Task statement → Reproduce, please, only the lines from the first line below to the line containing "locname] (nisrollback) at", inclusive.

Information supplied →

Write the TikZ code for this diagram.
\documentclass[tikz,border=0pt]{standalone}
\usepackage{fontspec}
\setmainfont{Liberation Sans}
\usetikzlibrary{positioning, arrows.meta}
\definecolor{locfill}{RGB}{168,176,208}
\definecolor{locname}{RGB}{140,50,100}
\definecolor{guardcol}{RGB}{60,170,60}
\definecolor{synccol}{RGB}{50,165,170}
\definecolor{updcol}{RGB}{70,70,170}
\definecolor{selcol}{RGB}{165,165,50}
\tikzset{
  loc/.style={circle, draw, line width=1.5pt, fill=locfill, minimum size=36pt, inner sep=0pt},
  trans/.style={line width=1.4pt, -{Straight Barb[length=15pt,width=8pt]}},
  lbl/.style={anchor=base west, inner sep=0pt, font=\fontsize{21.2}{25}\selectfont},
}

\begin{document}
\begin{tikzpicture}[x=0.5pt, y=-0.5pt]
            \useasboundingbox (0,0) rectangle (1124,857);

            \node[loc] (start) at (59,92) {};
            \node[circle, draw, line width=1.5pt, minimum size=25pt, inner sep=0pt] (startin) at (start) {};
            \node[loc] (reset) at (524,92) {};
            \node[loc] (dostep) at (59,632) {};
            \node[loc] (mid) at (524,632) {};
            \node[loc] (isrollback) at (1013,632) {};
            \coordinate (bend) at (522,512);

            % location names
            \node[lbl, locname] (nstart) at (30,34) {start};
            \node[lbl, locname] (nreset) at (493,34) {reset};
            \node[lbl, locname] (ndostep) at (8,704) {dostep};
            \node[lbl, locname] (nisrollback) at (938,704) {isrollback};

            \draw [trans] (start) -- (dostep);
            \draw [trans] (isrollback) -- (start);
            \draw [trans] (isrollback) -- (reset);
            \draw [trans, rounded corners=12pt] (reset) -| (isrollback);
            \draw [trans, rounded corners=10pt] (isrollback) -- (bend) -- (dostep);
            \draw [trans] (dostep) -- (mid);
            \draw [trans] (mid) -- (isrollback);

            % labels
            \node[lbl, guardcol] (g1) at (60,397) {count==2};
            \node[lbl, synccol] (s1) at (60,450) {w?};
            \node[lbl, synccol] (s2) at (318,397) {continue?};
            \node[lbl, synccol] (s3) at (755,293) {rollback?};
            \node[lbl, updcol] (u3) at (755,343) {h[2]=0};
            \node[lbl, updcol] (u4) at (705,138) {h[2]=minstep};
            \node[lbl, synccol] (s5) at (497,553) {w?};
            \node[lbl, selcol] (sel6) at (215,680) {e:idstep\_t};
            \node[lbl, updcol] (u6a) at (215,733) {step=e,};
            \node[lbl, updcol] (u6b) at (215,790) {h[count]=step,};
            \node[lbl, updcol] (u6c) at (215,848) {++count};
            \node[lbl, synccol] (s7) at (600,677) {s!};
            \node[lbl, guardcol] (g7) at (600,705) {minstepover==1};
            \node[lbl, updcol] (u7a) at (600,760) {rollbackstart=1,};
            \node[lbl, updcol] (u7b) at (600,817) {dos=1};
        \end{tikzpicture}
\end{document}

Result of this exercise →
Write the TikZ code for this diagram.
\documentclass[tikz,border=0pt]{standalone}
\usepackage{fontspec}
\setmainfont{Liberation Sans}
\usetikzlibrary{positioning, arrows.meta}
\definecolor{locfill}{RGB}{168,176,208}
\definecolor{locname}{RGB}{140,50,100}
\definecolor{guardcol}{RGB}{60,170,60}
\definecolor{synccol}{RGB}{50,165,170}
\definecolor{updcol}{RGB}{70,70,170}
\definecolor{selcol}{RGB}{165,165,50}
\tikzset{
  loc/.style={circle, draw, line width=1.5pt, fill=locfill, minimum size=36pt, inner sep=0pt},
  trans/.style={line width=1.4pt, -{Straight Barb[length=15pt,width=8pt]}},
  lbl/.style={anchor=base west, inner sep=0pt, font=\fontsize{21.2}{25}\selectfont},
}

\begin{document}
\begin{tikzpicture}[x=0.5pt, y=-0.5pt]
            \useasboundingbox (0,0) rectangle (1124,857);

            \node[loc] (start) at (59,92) {};
            \node[circle, draw, line width=1.5pt, minimum size=25pt, inner sep=0pt] (startin) at (start) {};
            \node[loc] (reset) at (524,92) {};
            \node[loc] (dostep) at (59,632) {};
            \node[loc] (mid) at (524,632) {};
            \node[loc] (isrollback) at (1013,632) {};
            \coordinate (bend) at (522,512);

            % location names
            \node[lbl, locname] (nstart) at (30,34) {start};
            \node[lbl, locname] (nreset) at (493,34) {reset};
            \node[lbl, locname] (ndostep) at (8,704) {dostep};
            \node[lbl, locname] (nisrollback) at (938,704) {isrollback};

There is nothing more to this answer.